Experimental validation of a novel structural damage detection method based on empirical mode decomposition

Structural health monitoring, as a non-destructive damage detection technique, has been adopted by many researchers as well as various industries to keep up with the increasing demand for preventive maintenance routines. Oil and gas is one of the major industries in which effective damage detection can ensure reliable transportation of chemicals and provide tremendous savings in maintenance costs. The present work investigates the integrity of a novel damage detection method through a set of experiments conducted on a standard steel pipe commonly used in the oil and gas industry. The method involved collection of the vibration signature of the pipe via certain sensors, and decomposition of the signature (signals) by empirical mode decomposition.
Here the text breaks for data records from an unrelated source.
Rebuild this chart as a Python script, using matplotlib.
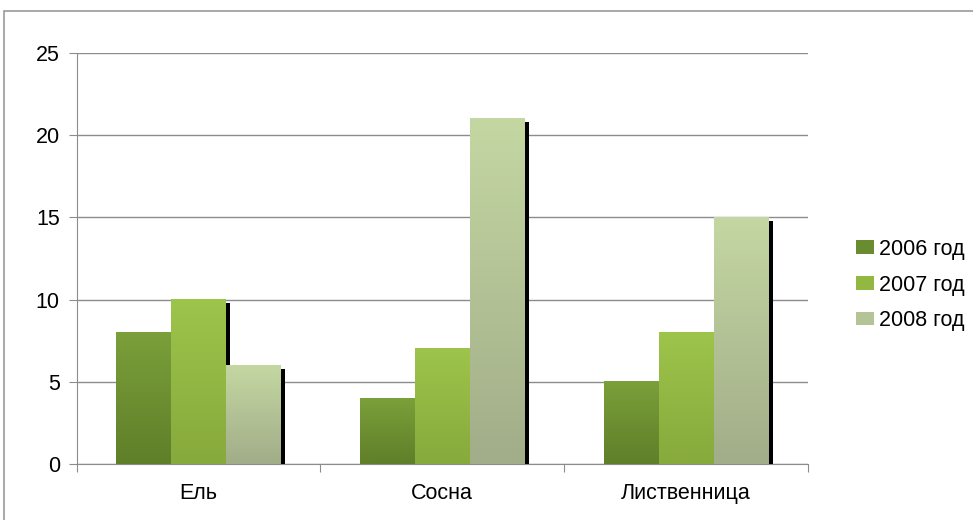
import numpy as np
import matplotlib
matplotlib.use('Agg')
import matplotlib.pyplot as plt
from matplotlib.patches import Rectangle, Patch

plt.rcParams['font.family'] = ['Liberation Sans', 'DejaVu Sans']

categories = ['Ель', 'Сосна', 'Лиственница']
series = ['2006 год', '2007 год', '2008 год']
v2006 = [8, 4, 5]
v2007 = [10, 7, 8]
v2008 = [6, 21, 15]
values = [v2006, v2007, v2008]

# top colour, bottom colour for each series
top_cols = ['#7b9f3a', '#9dc44b', '#c4d7a2']
bot_cols = ['#5f7f29', '#87aa3c', '#a2ad89']
legend_cols = ['#6a8c30', '#92b842', '#b5c496']

fig = plt.figure(figsize=(9.73, 5.2), dpi=100)
fig.patches.append(Rectangle((4 / 973, -0.1), 1.2, (520 - 11) / 520 + 0.1,
                             transform=fig.transFigure, fill=False,
                             edgecolor='#9a9a9a', linewidth=1.2))
ax = fig.add_axes([76.5 / 973, 56 / 520, (808 - 76.5) / 973, (464 - 53) / 520])

n = len(categories)
bw = 0.225
sh_w = 0.017
sh_drop = 0.21


def grad(c1, c2):
    a = np.array(matplotlib.colors.to_rgb(c1))
    b = np.array(matplotlib.colors.to_rgb(c2))
    t = np.linspace(0, 1, 64)[:, None]
    return (a * (1 - t) + b * t)[:, None, :]


for s in range(len(series)):
    for i in range(n):
        h = values[s][i]
        x0 = i - 1.5 * bw + s * bw
        # shadow on the right
        ax.add_patch(Rectangle((x0 + bw, 0), sh_w, h - sh_drop, facecolor='black',
                               edgecolor='none', zorder=2 + s * 2))
        ax.imshow(grad(top_cols[s], bot_cols[s]), extent=(x0, x0 + bw, 0, h),
                  aspect='auto', zorder=3 + s * 2, interpolation='bilinear')

ax.set_xlim(-0.5, n - 0.5)
ax.set_ylim(0, 25)
ax.set_yticks([0, 5, 10, 15, 20, 25])
ax.yaxis.grid(True, color='#8c8c8c', linewidth=1)
ax.set_axisbelow(True)
for sp in ['top', 'right']:
    ax.spines[sp].set_visible(False)
ax.spines['left'].set_color('#8c8c8c')
ax.spines['bottom'].set_color('#8c8c8c')
ax.tick_params(axis='y', length=6, color='#8c8c8c', pad=6, labelsize=15.5)

ax.set_xticks(np.arange(n + 1) - 0.5)
ax.set_xticklabels([])
ax.tick_params(axis='x', which='major', length=6, color='#8c8c8c')
ax.set_xticks(np.arange(n), minor=True)
ax.set_xticklabels(categories, minor=True)
ax.tick_params(axis='x', which='minor', length=0, pad=14, labelsize=15.5)

handles = [Patch(facecolor=c, edgecolor='none') for c in legend_cols]
fig.legend(handles, series, loc='center left', bbox_to_anchor=(837 / 973, (520 - 285) / 520),
           frameon=False, fontsize=15.5, handlelength=0.8, handleheight=0.6,
           handletextpad=0.25, labelspacing=0.68)

fig.savefig('out.png', dpi=100)
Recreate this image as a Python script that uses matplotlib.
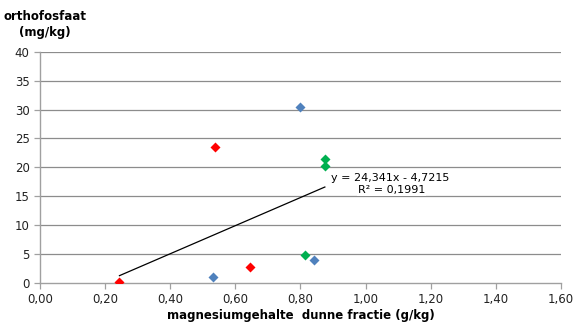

This was followed by the use of a damage index defined on the first intrinsic mode function resulting from the decomposition. The experiment consisted of a cantilever steel pipe equipped with piezoceramic sensors to monitor the free vibration of a pipe impacted by an impulse hammer. Three damage cases were studied including single half-circumferential, single full-circumferential, and multiple circumferential and half-circumferential damages. A MATLAB code was developed to process and to decompose the signals according to the proposed methodology. The results showed that the proposed damage detection methodology could successfully detect the presence and location of damage, and could also identify the severity of the damage. A set of experiments was also done to examine the effect of support flexibility on the damage index, and to examine the sensitivity of the method to support conditions.